Louis and Marks (1998) conducted a multilevel modeling approach. Their research sample consisted of 24 schools, and they found a positive and significant effect of professional community on student achievement (β = .26, p < .001), while controlling for elementary level and student background variables. Taking into account these relevant characteristics, the student-level correlation coefficient of .26 was kept.
Supovitz (2002) operationalized the professional community concept as group instructional practices and applied multilevel modeling to investigate its relationship with student achievement in 79 schools. He found a small and significant effect on student achievement. Supovitz (2002) investigated the results of five subjects: writing, reading, mathematics, science, and citizenship in five grades: Grade 4 to Grade 8. Considering that the age range of the students in these grades was similar to those in the other four studies, the scores for Grade 6 (a middle grade) were used for our analysis (see Table 3). Next, the mean variable (Borenstein et al., 2009) of the five outcomes for Grade 6 was calculated on the basis of 23 teams applying group instructional practices, with a student-level correlation coefficient mean value of .15 (r = .15).
Visscher and Witziers (2004) investigated the effect of professional mathematics community on achievement of students in mathematics in 39 schools, using multilevel data analysis. They found a significant effect. In this case, the authors reportedthat 6% of the 20% school-level variance (p < .10) was explained by the professional community variables. In sum, professional community accounted for 1.2% of the total explained variance among students (see Appendix 1, Formula 1). After performing other calculations required (see Appendix 1, Formula 2), the student-level correlation coefficient obtained between professional community and student achievement was .11.
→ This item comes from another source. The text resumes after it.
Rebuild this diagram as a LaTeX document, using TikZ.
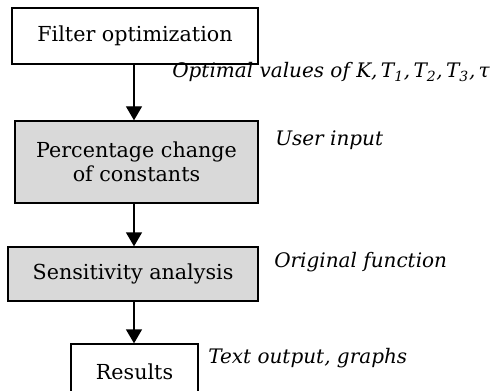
\documentclass[tikz,border=0pt]{standalone}
\usepackage{fontspec}
\setmainfont{DejaVu Serif}
\usepackage{tikz}
\usetikzlibrary{arrows.meta, positioning}

\tikzset{
    stage/.style={draw, line width=1pt, align=center, font=\fontsize{15.5}{18}\selectfont, inner sep=0pt},
    shaded/.style={stage, fill=gray!30},
    note/.style={anchor=west, font=\itshape\fontsize{15}{18}\selectfont, inner sep=0pt},
    flow/.style={line width=1pt, -{Triangle[width=12pt, length=10.5pt]}}
}

\begin{document}
\begin{tikzpicture}[x=0.75pt, y=-0.75pt]
        \useasboundingbox (0,0) rectangle (491,391);

        % the boxes
        \node[stage, minimum width=184.5pt, minimum height=42pt] (filt) at (135,36) {Filter optimization};
        \node[shaded, minimum width=182.25pt, minimum height=61.5pt] (pct) at (136.5,162) {Percentage change\\of constants};
        \node[shaded, minimum width=187.5pt, minimum height=40.5pt] (sens) at (133,274) {Sensitivity analysis};
        \node[stage, minimum width=95.25pt, minimum height=42pt] (res) at (134.5,372) {Results};

        % the arrows
        \draw[flow] (filt.south -| 134,0) -- (pct.north -| 134,0);
        \draw[flow] (pct.south -| 134,0) -- (sens.north -| 134,0);
        \draw[flow] (sens.south -| 134,0) -- (res.north -| 134,0);

        % side notes
        \node[note] (optv) at (172,72) {Optimal values of K,\,T\textsubscript{1},\,T\textsubscript{2},\,T\textsubscript{3},\,τ};
        \node[note] (user) at (275,140) {User input};
        \node[note] (orig) at (274,262) {Original function};
        \node[note] (txt) at (208,358) {Text output, graphs};
\end{tikzpicture}
\end{document}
Finally, Bolam and colleagues (2005) performed a correlation analysis at school level toinvestigate the relationship of professional community with student achievement in 153 secondary schools, correcting the student achievement measures by relevant student and school covariates. We call this measure of student achievement overachievement. The authors found a school-level correlation of .16 (p < .01) for the professional and student learning ethos factor and a correlation of .18 (p < .01) for the within school policy, management and support for professional learning factor, both representing the professional community concept with a correlation mean value of .17. Using specific computations (see Appendix 1, Formulas 1 and 2) and assuming that the sign and the direction of the relationship is the same at student level, a student-level correlation coefficient of .18 was obtained.